Brazil has inaugurated a uranium enrichment center capable of producing nuclear fuel for the South American country's power plants.

Brazil's enrichment center will save millions of dollars the country now spends to enrich fuel at Urenco, the European enrichment consortium, Science and Technology Minister Sergio Rezende told the government news agency Agencia Brasil Saturday.

Iran is seeking to produce the same fuel, but is facing international pressure against doing so. Brazil — like Iran — has signed the Nuclear Nonproliferation Treaty, and Brazil's constitution bans the military use of nuclear energy.

Brazil has the world's sixth-largest uranium reserves, but has been unable to use the fuel for energy without shipping it to and from Urenco.

Rezende stressed Brazil's commitment to the peaceful use of nuclear energy at a ceremony Friday at the plant built on a former coffee plantation in Resende, 90 miles west of Rio de Janeiro.
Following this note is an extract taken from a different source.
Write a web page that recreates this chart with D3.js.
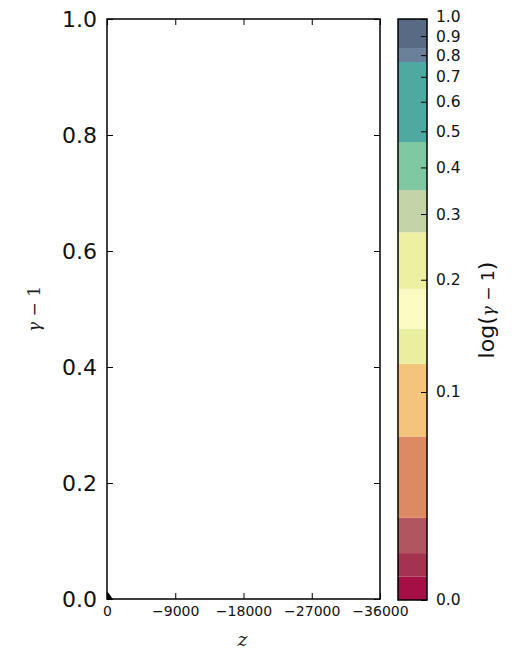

In 2004, the Brazilian government drew attention when it refused unrestricted inspections by the International Atomic Energy Association, arguing that full access to its centrifuges would put it at risk of industrial espionage.

Inspectors said they were satisfied after monitoring the uranium that comes in and out of the centrifuges.

Brazil's nuclear program began during a 1964-85 military dictatorship, and the ruling generals had secret plans to test an atomic bomb underground in the Amazon jungle. The idea was scrapped in 1990.